Tour à tour banquier prestigieux et assureur puissant, Antoine Bernheim , décédé mardi à 87 ans, a été durant plus de 40 ans une figure clé de la finance en France et en Italie.
Admiré pour sa pugnacité et son génie des affaires, il avait contribué à façonner le capitalisme hexagonal de 1960 à 1990, avant de prendre dans la Péninsule la tête de Generali, qu'il a abandonnée au printemps 2010.
Né à Paris le 4 septembre 1924 dans une famille juive, Antoine Bernheim fait ses études au lycée Janson de Sailly puis quitte la capitale, occupée par les Allemands, pour se réfugier avec sa famille à Grenoble.
Il y fréquente la faculté des sciences et les réseaux de la Résistance, dans le sillage de son père Leonce, ingénieur et avocat, qui est arrêté avec sa mère en 1943. Tous deux seront déportés et exécutés à Birkenau.
Rentré à Paris, il termine des études de droit, se marie et se lance dans une carrière de consultant. En 1951, il est engagé pour réorganiser la maison de parfumerie Bourjois, qu'il quitte quatre ans plus tard pour s'occuper avec succès d'une société immobilière.
Connu pour son franc-parler, c'est un financier reconnu lorsqu'il est repéré à 43 ans par le grand banquier André Meyer de Lazard Frères.
Redoutable joueur d'échecs
Associé-gérant de la prestigieuse institution de 1967 jusqu'en 2005, "Tonio", comme le surnomment ses proches, y révèle son talent en façonnant les plus grandes fortunes de France: de Bernard Arnault à François Pinault, en passant par Vincent Bolloré, son fils spirituel.
Il prend en charge l'expansion de Lazard dans les affaires en Italie et de 1988 à 2001, est vice-président de Mediobanca, banque d'affaires milanaise au coeur du capitalisme transalpin.
Parallèlement, dès les années 1960, il entame sa carrière d'assureur auprès de Generali, d'abord en administrant une filiale en France, puis en devenant administrateur en 1973, vice-président en 1990 et président en 1995.
Passionné de bridge, ce charmeur à l'élégance surannée avec son costume trois pièces était un redoutable joueur d'échecs dans le monde des affaires.

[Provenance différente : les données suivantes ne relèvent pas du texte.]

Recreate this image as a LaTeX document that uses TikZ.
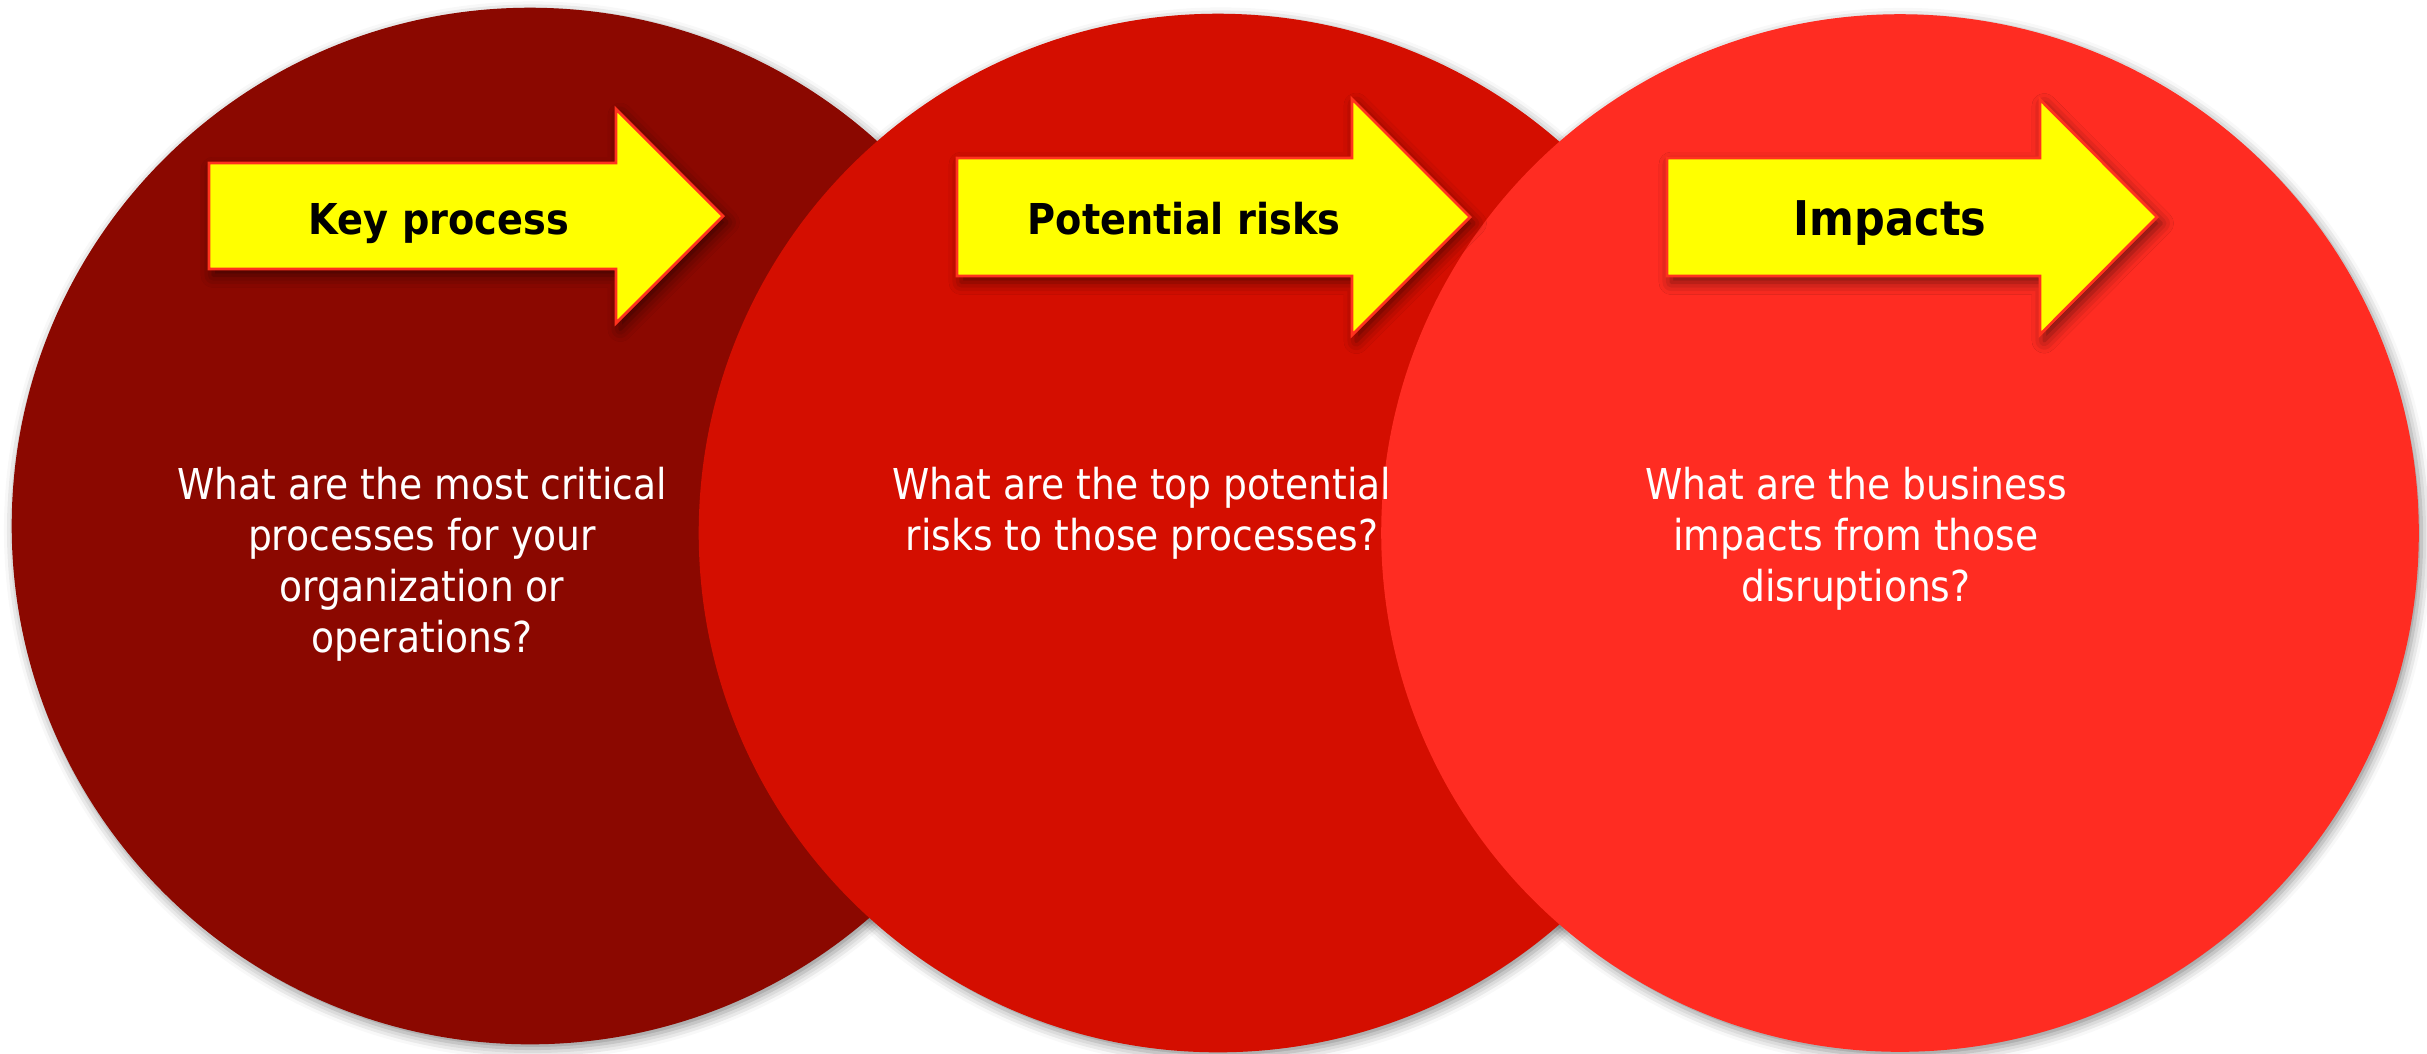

Coup inattendu: il cède en 1996 l'importante participation de Generali dans Axa, laissant le champ libre à son concurrent français qui accélère son développement. Habile à manoeuvrer dans l'ombre, il surprend la place de Paris en lançant l'année suivante Generali à l'attaque du français AGF.
Evincé en 1999 de la présidence de Generali par une manoeuvre de Mediobanca, Antoine Bernheim ne tarde pas à se venger. Aidé par Vincent Bolloré, il revient par la grande porte, comme vice-président en 2001 puis à nouveau président en 2002.
Sous son égide, Generali dégage les plus gros bénéfices de son histoire.
Jamais aussi fringant que dans le feu de l'action, ce bourreau de travail hypocondriaque au style volontiers bourru vivra très mal son retrait forcé en avril 2010, de nouveau victime de Mediobanca.
"A la retraite, c'est quoi le défi?"
"Ils ne veulent plus de moi, je m'en vais (...) Allez interviewer les vedettes (...), il faut pas interviewer les perdants", lance-t-il aux journalistes en quittant, avant la fin, l'assemblée générale réunie à Trieste (nord-est de l'Italie) qui scelle son départ.
"Dans la vie, les défis m'ont toujours motivé mais à la retraite, c'est quoi le défi? Peut-être la mort? J'en parlerai à mes amis évêques et cardinaux", avait-il confié le même jour à la presse locale.
En avril dernier, Antoine Bernheim avait quitté, après un quart de siècle de présence, le conseil d'administration de LVMH du milliardaire Bernard Arnault qu'il avait aidé à bâtir le numéro un mondial du luxe.
Il était resté membre des conseils de surveillance de Eurazeo et du Monde, et des conseils d'administration de Ciments Français et Europacorp (société de Luc Besson). Il a été écarté l'an dernier de celui de Havas et a démissionné de celui de groupe Bolloré.
Père de deux enfants, Antoine Bernheim était titulaire de la Grand-Croix de la Légion d'honneur.